(Given exercise): Make an exact copy of all the entries, but do not reproduce the pictures.

* START *

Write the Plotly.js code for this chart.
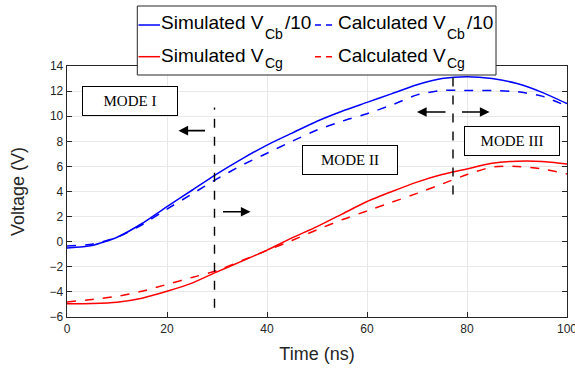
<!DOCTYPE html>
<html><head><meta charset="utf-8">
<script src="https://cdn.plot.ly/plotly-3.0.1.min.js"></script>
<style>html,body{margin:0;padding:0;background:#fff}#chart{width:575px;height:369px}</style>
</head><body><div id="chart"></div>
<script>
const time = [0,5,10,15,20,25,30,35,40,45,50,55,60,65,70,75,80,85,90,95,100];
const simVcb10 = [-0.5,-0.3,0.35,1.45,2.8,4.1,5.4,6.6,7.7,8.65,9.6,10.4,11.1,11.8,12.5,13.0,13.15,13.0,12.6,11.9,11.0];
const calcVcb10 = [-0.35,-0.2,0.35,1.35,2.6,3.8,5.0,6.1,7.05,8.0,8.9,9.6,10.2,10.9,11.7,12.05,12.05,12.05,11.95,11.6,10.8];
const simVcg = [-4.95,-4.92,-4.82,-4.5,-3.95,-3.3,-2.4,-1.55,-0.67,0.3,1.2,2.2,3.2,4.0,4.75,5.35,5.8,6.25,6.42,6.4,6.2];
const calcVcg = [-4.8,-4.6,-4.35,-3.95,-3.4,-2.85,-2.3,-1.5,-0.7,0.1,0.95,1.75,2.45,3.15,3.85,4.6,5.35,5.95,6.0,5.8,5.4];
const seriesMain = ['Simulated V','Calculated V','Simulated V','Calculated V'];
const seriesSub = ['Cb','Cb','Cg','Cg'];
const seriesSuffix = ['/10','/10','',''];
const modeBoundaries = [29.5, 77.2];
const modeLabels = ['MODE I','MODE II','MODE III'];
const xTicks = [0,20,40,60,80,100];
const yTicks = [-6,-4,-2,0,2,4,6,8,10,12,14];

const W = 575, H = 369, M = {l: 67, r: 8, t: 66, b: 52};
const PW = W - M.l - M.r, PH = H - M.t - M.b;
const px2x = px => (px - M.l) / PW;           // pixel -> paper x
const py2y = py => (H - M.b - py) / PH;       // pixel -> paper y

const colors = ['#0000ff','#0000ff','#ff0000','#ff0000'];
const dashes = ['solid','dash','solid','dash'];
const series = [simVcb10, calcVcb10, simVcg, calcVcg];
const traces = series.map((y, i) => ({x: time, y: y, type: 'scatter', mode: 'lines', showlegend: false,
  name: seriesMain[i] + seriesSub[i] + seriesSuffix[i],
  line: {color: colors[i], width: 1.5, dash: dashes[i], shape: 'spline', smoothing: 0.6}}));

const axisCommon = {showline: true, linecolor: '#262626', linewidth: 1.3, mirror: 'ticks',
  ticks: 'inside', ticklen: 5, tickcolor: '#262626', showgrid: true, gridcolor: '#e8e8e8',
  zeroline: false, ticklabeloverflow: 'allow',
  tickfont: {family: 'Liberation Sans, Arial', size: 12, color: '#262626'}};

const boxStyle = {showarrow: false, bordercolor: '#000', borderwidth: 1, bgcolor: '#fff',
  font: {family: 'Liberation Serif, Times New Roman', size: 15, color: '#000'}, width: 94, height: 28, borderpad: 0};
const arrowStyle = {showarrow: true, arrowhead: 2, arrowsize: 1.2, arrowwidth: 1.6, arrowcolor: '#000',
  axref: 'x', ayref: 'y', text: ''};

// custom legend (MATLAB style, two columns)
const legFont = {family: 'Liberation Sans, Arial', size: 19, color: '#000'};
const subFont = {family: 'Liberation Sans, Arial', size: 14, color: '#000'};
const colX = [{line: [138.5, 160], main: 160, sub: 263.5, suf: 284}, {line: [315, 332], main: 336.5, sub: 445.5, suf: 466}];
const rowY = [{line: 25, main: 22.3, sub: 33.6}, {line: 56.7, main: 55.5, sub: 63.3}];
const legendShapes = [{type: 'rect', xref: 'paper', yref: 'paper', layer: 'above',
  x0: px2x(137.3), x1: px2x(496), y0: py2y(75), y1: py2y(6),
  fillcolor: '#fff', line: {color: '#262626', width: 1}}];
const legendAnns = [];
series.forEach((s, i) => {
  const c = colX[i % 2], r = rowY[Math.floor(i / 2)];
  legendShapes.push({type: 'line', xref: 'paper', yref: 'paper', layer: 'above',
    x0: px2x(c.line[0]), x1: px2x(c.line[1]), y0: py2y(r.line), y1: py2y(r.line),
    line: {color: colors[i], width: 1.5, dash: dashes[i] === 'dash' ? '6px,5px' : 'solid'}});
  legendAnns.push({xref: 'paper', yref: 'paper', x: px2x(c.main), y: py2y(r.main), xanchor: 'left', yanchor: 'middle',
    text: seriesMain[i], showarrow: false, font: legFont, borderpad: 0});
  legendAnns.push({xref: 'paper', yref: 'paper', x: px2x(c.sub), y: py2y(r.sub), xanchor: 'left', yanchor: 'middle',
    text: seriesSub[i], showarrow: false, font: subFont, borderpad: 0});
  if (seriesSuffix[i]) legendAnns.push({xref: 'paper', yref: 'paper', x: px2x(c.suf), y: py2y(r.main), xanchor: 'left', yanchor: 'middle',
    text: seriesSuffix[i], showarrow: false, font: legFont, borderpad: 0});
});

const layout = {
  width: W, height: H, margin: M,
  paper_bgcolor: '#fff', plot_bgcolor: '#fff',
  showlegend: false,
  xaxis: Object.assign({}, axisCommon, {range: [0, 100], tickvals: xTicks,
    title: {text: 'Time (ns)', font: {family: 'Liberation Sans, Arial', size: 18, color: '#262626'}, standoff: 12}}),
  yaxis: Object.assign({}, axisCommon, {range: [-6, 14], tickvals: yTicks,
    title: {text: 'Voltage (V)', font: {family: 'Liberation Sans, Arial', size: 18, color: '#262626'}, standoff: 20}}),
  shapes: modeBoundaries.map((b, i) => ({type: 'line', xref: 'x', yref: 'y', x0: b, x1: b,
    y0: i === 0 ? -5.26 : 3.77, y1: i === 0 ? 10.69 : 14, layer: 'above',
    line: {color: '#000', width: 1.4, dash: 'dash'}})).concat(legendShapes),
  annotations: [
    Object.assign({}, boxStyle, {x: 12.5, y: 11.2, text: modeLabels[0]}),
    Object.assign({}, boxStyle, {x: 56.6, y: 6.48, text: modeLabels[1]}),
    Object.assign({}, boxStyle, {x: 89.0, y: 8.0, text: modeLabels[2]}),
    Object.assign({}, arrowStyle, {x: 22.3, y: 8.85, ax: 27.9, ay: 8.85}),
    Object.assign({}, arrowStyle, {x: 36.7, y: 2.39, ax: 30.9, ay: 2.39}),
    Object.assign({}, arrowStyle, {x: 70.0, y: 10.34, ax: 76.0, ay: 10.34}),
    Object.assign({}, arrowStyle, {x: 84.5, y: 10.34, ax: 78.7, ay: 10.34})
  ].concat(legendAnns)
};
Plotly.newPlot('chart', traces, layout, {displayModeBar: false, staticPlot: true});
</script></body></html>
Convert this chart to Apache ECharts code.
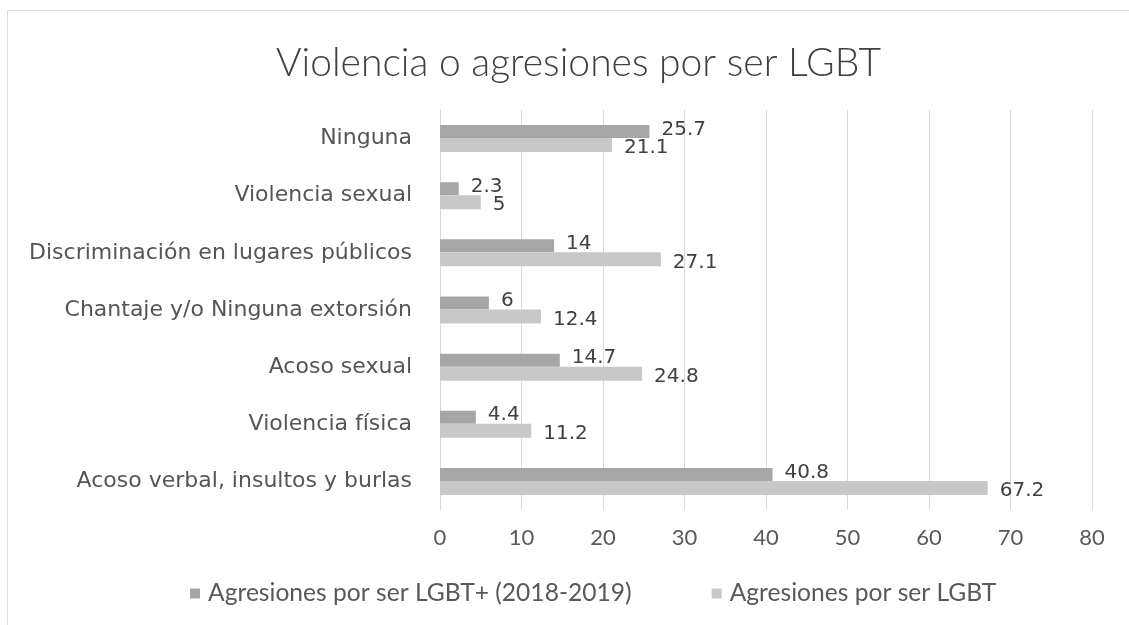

* END *

(Correct result):
Write the Plotly.js code for this chart.
<!DOCTYPE html>
<html><head><meta charset="utf-8">
<script src="https://cdn.plot.ly/plotly-3.0.1.min.js"></script>
<style>html,body{margin:0;padding:0;background:#fff}#chart{width:575px;height:369px}</style>
</head><body><div id="chart"></div>
<script>
const time = [0,5,10,15,20,25,30,35,40,45,50,55,60,65,70,75,80,85,90,95,100];
const simVcb10 = [-0.5,-0.3,0.35,1.45,2.8,4.1,5.4,6.6,7.7,8.65,9.6,10.4,11.1,11.8,12.5,13.0,13.15,13.0,12.6,11.9,11.0];
const calcVcb10 = [-0.35,-0.2,0.35,1.35,2.6,3.8,5.0,6.1,7.05,8.0,8.9,9.6,10.2,10.9,11.7,12.05,12.05,12.05,11.95,11.6,10.8];
const simVcg = [-4.95,-4.92,-4.82,-4.5,-3.95,-3.3,-2.4,-1.55,-0.67,0.3,1.2,2.2,3.2,4.0,4.75,5.35,5.8,6.25,6.42,6.4,6.2];
const calcVcg = [-4.8,-4.6,-4.35,-3.95,-3.4,-2.85,-2.3,-1.5,-0.7,0.1,0.95,1.75,2.45,3.15,3.85,4.6,5.35,5.95,6.0,5.8,5.4];
const seriesMain = ['Simulated V','Calculated V','Simulated V','Calculated V'];
const seriesSub = ['Cb','Cb','Cg','Cg'];
const seriesSuffix = ['/10','/10','',''];
const modeBoundaries = [29.5, 77.2];
const modeLabels = ['MODE I','MODE II','MODE III'];
const xTicks = [0,20,40,60,80,100];
const yTicks = [-6,-4,-2,0,2,4,6,8,10,12,14];

const W = 575, H = 369, M = {l: 67, r: 8, t: 66, b: 52};
const PW = W - M.l - M.r, PH = H - M.t - M.b;
const px2x = px => (px - M.l) / PW;           // pixel -> paper x
const py2y = py => (H - M.b - py) / PH;       // pixel -> paper y

const colors = ['#0000ff','#0000ff','#ff0000','#ff0000'];
const dashes = ['solid','dash','solid','dash'];
const series = [simVcb10, calcVcb10, simVcg, calcVcg];
const traces = series.map((y, i) => ({x: time, y: y, type: 'scatter', mode: 'lines', showlegend: false,
  name: seriesMain[i] + seriesSub[i] + seriesSuffix[i],
  line: {color: colors[i], width: 1.5, dash: dashes[i], shape: 'spline', smoothing: 0.6}}));

const axisCommon = {showline: true, linecolor: '#262626', linewidth: 1.3, mirror: 'ticks',
  ticks: 'inside', ticklen: 5, tickcolor: '#262626', showgrid: true, gridcolor: '#e8e8e8',
  zeroline: false, ticklabeloverflow: 'allow',
  tickfont: {family: 'Liberation Sans, Arial', size: 12, color: '#262626'}};

const boxStyle = {showarrow: false, bordercolor: '#000', borderwidth: 1, bgcolor: '#fff',
  font: {family: 'Liberation Serif, Times New Roman', size: 15, color: '#000'}, width: 94, height: 28, borderpad: 0};
const arrowStyle = {showarrow: true, arrowhead: 2, arrowsize: 1.2, arrowwidth: 1.6, arrowcolor: '#000',
  axref: 'x', ayref: 'y', text: ''};

// custom legend (MATLAB style, two columns)
const legFont = {family: 'Liberation Sans, Arial', size: 19, color: '#000'};
const subFont = {family: 'Liberation Sans, Arial', size: 14, color: '#000'};
const colX = [{line: [138.5, 160], main: 160, sub: 263.5, suf: 284}, {line: [315, 332], main: 336.5, sub: 445.5, suf: 466}];
const rowY = [{line: 25, main: 22.3, sub: 33.6}, {line: 56.7, main: 55.5, sub: 63.3}];
const legendShapes = [{type: 'rect', xref: 'paper', yref: 'paper', layer: 'above',
  x0: px2x(137.3), x1: px2x(496), y0: py2y(75), y1: py2y(6),
  fillcolor: '#fff', line: {color: '#262626', width: 1}}];
const legendAnns = [];
series.forEach((s, i) => {
  const c = colX[i % 2], r = rowY[Math.floor(i / 2)];
  legendShapes.push({type: 'line', xref: 'paper', yref: 'paper', layer: 'above',
    x0: px2x(c.line[0]), x1: px2x(c.line[1]), y0: py2y(r.line), y1: py2y(r.line),
    line: {color: colors[i], width: 1.5, dash: dashes[i] === 'dash' ? '6px,5px' : 'solid'}});
  legendAnns.push({xref: 'paper', yref: 'paper', x: px2x(c.main), y: py2y(r.main), xanchor: 'left', yanchor: 'middle',
    text: seriesMain[i], showarrow: false, font: legFont, borderpad: 0});
  legendAnns.push({xref: 'paper', yref: 'paper', x: px2x(c.sub), y: py2y(r.sub), xanchor: 'left', yanchor: 'middle',
    text: seriesSub[i], showarrow: false, font: subFont, borderpad: 0});
  if (seriesSuffix[i]) legendAnns.push({xref: 'paper', yref: 'paper', x: px2x(c.suf), y: py2y(r.main), xanchor: 'left', yanchor: 'middle',
    text: seriesSuffix[i], showarrow: false, font: legFont, borderpad: 0});
});

const layout = {
  width: W, height: H, margin: M,
  paper_bgcolor: '#fff', plot_bgcolor: '#fff',
  showlegend: false,
  xaxis: Object.assign({}, axisCommon, {range: [0, 100], tickvals: xTicks,
    title: {text: 'Time (ns)', font: {family: 'Liberation Sans, Arial', size: 18, color: '#262626'}, standoff: 12}}),
  yaxis: Object.assign({}, axisCommon, {range: [-6, 14], tickvals: yTicks,
    title: {text: 'Voltage (V)', font: {family: 'Liberation Sans, Arial', size: 18, color: '#262626'}, standoff: 20}}),
  shapes: modeBoundaries.map((b, i) => ({type: 'line', xref: 'x', yref: 'y', x0: b, x1: b,
    y0: i === 0 ? -5.26 : 3.77, y1: i === 0 ? 10.69 : 14, layer: 'above',
    line: {color: '#000', width: 1.4, dash: 'dash'}})).concat(legendShapes),
  annotations: [
    Object.assign({}, boxStyle, {x: 12.5, y: 11.2, text: modeLabels[0]}),
    Object.assign({}, boxStyle, {x: 56.6, y: 6.48, text: modeLabels[1]}),
    Object.assign({}, boxStyle, {x: 89.0, y: 8.0, text: modeLabels[2]}),
    Object.assign({}, arrowStyle, {x: 22.3, y: 8.85, ax: 27.9, ay: 8.85}),
    Object.assign({}, arrowStyle, {x: 36.7, y: 2.39, ax: 30.9, ay: 2.39}),
    Object.assign({}, arrowStyle, {x: 70.0, y: 10.34, ax: 76.0, ay: 10.34}),
    Object.assign({}, arrowStyle, {x: 84.5, y: 10.34, ax: 78.7, ay: 10.34})
  ].concat(legendAnns)
};
Plotly.newPlot('chart', traces, layout, {displayModeBar: false, staticPlot: true});
</script></body></html>
Convert this chart to Apache ECharts code.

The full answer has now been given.